BSE/NSE Stock Classification
Exchanges use specific groups (BSE) and series (NSE) to visibly classify stocks under surveillance, enforcing trading rules directly on their platforms.
BSE Groupings
- Group A: Blue-chip, actively traded, highly liquid, and compliant companies.
- Group T: Compulsory “Trade-to-Trade” (T2T) settlement (no intraday). Result of GSM or LT-ASM action.
- Group Z: A red flag for non-compliant companies.
- Group B: Includes companies not in other groups.
NSE Series
- ‘EQ’ (Equity): Normal settlement, eligible for delivery and intraday.
- ‘BE’ (Book Entry): T2T segment (no intraday) as a result of surveillance action.
- ‘SM’: Transactions must be in pre-defined “lot sizes”.
- ‘ST’: SME stocks with T2T settlement.
Price Bands & Moving Out of Surveillance
A consolidated view of the price band restrictions and the review process for exiting each surveillance framework.
Enhanced Surveillance Measure (ESM)
Price Band Impact
- Stage I: Price band of 5% (or 2% if already at that level).
- Stage II: Price band is further restricted to 2%.
Review & Exit Process
- Securities must remain in ESM for a minimum of 90 days.
- If in Stage II, must stay for a minimum of 1 month.
- After the minimum period, a weekly review is conducted. The stock is moved out if it no longer meets the ESM criteria.
Additional Surveillance Measure (ASM)
Price Band Impact (Long-Term ASM)
- Stage II: Reduced to the next lower level (e.g., 20% to 10%).

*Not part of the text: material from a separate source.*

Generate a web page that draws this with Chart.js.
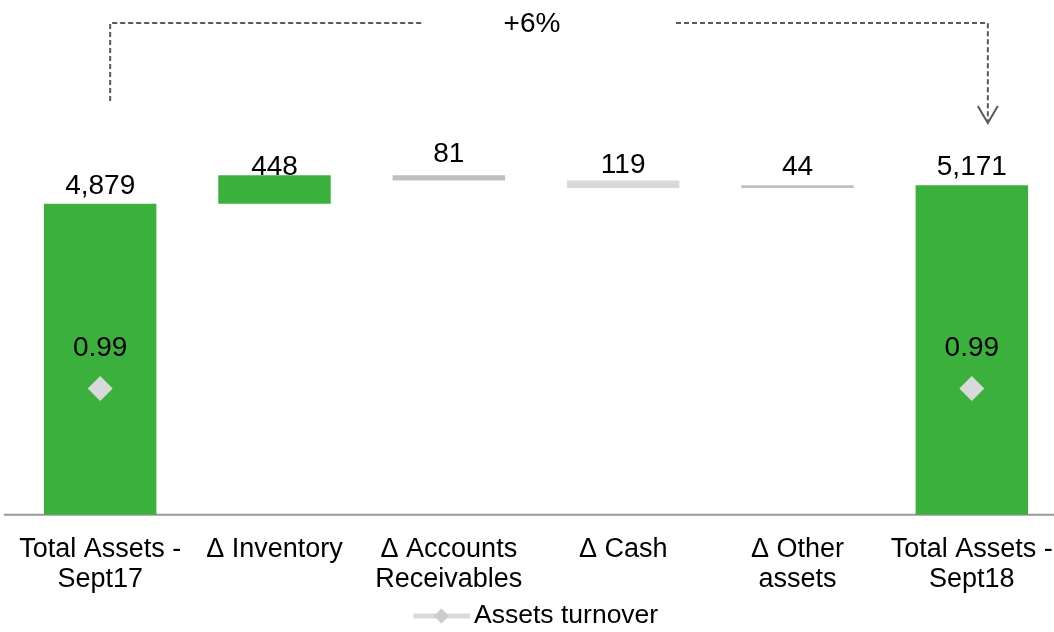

- Stage III: Reduced again to the next level (e.g., 10% to 5%).
- Stage IV: Price band is set at 5%.
Review & Exit Process
- Long-Term (LT-ASM): Reviewed weekly after 60 days of inclusion.
- Short-Term (ST-ASM): Reviewed after 5 or 15 trading days.
Graded Surveillance Measure (GSM)
Price Band Impact
- BSE/NSE (Stage I/II): Price band of 5% or lower.
Review & Exit Process
- Quarterly Review: To assess if a security can be moved to a lower stage.
- Half-Yearly Review: To determine if a security can be completely removed from the GSM framework.
Other Information
Impact on Liquidity
When a stock is moved to a restrictive category like T2T settlement, liquidity often evaporates, making it harder for investors to buy or sell large quantities without affecting the stock price.
Broker “Nudge” Notifications
Brokers are now mandated by exchanges to provide a “nudge” or a pop-up notification during order placement for any security under surveillance. This ensures investors are explicitly aware of the associated risks and restrictions before executing a trade.